First, TPI rejects FTC Chairwoman Ramirez’s claim that Big Data increases the risks associated with data breaches and identity fraud. The paper narrowly missed the start of Target’s massive consumer data breach, and it is easy to merely point to this cybersecurity disaster and move one. However, TPI’s argument is a bit more nuanced, suggesting that there’s no indication that the incidence of data breaches and identity fraud have increased with the rise of Big Data. TPI concedes that the number of annual data breaches are trending upward, but suggests that “data breaches are purely an online phenomenon, so it is appropriate to deflate them by a measure of online activity,” TPI writes. In other words, TPI looks at the the explosion in online commerce compared to the increases in data breaches, and finds that the value in eCommerce dollars outweighs the financial costs of data breaches. That’s cold comfort to the 110 million people who just had their data compromised, but TPI’s argument also mischaracterizes Chairwoman Ramirez’s concerns. TPI wants to compare data breaches to economic output rather than their potential to harm individual consumers.
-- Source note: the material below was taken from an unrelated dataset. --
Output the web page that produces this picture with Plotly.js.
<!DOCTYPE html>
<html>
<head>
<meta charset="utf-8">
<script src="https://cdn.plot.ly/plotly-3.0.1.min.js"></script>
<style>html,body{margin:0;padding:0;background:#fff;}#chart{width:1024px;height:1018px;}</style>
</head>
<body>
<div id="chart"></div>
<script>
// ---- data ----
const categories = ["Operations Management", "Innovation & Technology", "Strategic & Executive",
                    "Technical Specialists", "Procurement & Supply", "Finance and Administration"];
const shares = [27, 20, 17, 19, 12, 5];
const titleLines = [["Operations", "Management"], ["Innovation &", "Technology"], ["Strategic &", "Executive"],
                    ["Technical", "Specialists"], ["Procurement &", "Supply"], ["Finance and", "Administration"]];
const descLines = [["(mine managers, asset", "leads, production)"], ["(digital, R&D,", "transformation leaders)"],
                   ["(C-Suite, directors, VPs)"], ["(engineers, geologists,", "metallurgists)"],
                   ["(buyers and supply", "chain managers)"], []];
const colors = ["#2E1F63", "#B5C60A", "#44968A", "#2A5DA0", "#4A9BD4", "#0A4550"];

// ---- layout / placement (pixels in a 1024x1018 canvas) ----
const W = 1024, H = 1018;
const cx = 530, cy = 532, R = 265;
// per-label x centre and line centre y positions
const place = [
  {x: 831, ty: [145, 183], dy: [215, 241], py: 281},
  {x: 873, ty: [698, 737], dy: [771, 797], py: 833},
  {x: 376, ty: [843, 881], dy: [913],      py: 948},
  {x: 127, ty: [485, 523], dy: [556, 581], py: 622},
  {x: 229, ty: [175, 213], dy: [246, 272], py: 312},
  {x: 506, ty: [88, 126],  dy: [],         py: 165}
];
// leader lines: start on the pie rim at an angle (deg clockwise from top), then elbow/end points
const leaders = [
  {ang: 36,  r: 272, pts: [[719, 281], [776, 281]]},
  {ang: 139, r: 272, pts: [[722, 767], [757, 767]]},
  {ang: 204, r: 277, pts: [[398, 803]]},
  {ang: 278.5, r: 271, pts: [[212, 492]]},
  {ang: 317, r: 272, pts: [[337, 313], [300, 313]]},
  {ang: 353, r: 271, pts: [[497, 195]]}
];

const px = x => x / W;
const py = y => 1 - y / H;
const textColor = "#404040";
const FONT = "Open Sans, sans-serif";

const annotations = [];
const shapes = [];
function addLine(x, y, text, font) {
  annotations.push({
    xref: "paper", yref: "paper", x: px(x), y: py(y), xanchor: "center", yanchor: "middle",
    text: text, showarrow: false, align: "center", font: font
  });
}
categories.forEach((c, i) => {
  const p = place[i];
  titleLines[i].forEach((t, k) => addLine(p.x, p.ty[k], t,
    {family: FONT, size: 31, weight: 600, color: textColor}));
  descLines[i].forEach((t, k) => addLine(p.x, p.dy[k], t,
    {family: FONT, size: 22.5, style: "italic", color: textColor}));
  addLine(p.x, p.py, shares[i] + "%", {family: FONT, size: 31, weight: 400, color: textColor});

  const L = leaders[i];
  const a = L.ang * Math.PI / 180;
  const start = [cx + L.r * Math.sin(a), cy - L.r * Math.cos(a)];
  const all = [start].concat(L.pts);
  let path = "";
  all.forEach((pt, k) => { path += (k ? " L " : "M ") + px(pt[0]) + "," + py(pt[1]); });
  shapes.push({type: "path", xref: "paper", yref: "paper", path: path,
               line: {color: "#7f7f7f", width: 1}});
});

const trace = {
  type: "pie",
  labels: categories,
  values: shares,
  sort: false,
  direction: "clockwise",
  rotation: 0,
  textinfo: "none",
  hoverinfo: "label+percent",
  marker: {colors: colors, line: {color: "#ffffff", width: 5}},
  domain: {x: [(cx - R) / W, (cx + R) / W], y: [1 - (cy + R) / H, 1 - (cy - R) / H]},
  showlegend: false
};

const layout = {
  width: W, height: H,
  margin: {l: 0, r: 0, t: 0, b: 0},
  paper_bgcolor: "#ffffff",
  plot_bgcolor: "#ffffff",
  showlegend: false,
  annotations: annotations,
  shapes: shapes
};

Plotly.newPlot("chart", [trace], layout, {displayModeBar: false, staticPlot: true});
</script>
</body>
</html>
Second, TPI discards “Data Determinism” and instead focuses on the benefits of algorithms. It is true, as TPI points out, that the use of test scores or credentials and other “small data” are used to make decisions every day. TPI makes the logical assertion that “if more data points are used in making decisions, then it is less likely that any single data point will be determinative, and more likely that a correct decision will be reached.” Perhaps. The problem is that TPI provides few protections to individuals. Like many in industry, TPI argues that traditional Fair Information Practice Principles do not work in a Big Data world, but TPI moves away from (1) notice and choice, (2) use specification and limits, and (3) data minimization. Additionally, one of the few FIPPs that would compensate for this shift, a transparency principle is also discarded. “Greater transparency is a questionable remedy,” TPI argues, suggesting that “monitoring is at best a two-edged sword.”
This assertion is beyond radical. Individuals must have some basic information about how entities are using their information to make decisions about them lest we want to face a Kafkaesque machinery that manipulates based on opaque justifications — and that is from the Future of Privacy Forum, which is an industry-sponsored think tank.
Third, TPI argues that Big Data does not “discriminate against the poor.” This is where TPI critiques my thinking, and I would argue gets my argument wrong. TPI wants to have a discussion about price discrimination, which I also think is problematic, but ignores my larger point that Big Data simply presents individuals with different privacy decisions depending upon socioeconomic class. (And that doesn’t even begin to address the greater democracy issues that are presented.)
I am not an economist and I am not here to make unilateral claim that price discrimination is a bad thing, but TPI makes a number of key assumptions to conclude the Big Data-fueled price discrimination will be a win for everyone:
Price discrimination involves charging prices based on a consumer’s willingness to pay, which in general is positively related to a consumer’s ability to pay. This implies that a price discriminating firm will usually charge lower prices to lower-income consumers. Indeed, in the absence of price discrimination, some lower-income consumers would be unable or unwilling to purchase some products at all. So, contrary to arguments above, the use of big data, to the extent it facilitates price discrimination, should usually work to the advantage of lower-income consumers.
The big problem is see here is the assumption that all consumers are alike. I’ll admit to a sense of paternalism here, but in the real world, market efficiencies accrue to more sophisticated consumers. In the retail world, price discrimination will tend to benefit the higher classes and the educated. They have the knowledge and capacity to game the system. As often as TPI suggests that Big Data’s critics present arguments with no evidence, this paragraph relies on a number of inferences and implications to conclude that price discrimination should work out for the poor without addressing the point that organizations can use one class’s behavior to subsidize for another’s.
TPI accuses privacy advocates and folks like myself of “not trust[ing] the consumers for whom they purport to advocate.” Perhaps privacy advocates should admit there’s some truth to this, but Big Data advocates similarly don’t trust consumers. At a recent discussion about Big Data in education, Joel Reidenberg even conceded that when it comes to student data that parents “react based on misinformation.” Part of this is due to information asymmetries that Big Data produces. While TPI is quick to suggest that individuals know more about themselves than companies, but anyone who watched the Senate Commerce Committee’s data broker hearing last month would suggest that dynamic is changing. Further, even as TPI insinuates that information asymmetries that benefit consumers “potentially lead to a market breakdown,” the report doesn’t care if that information asymmetries benefit business so long as “consumers get what they want.”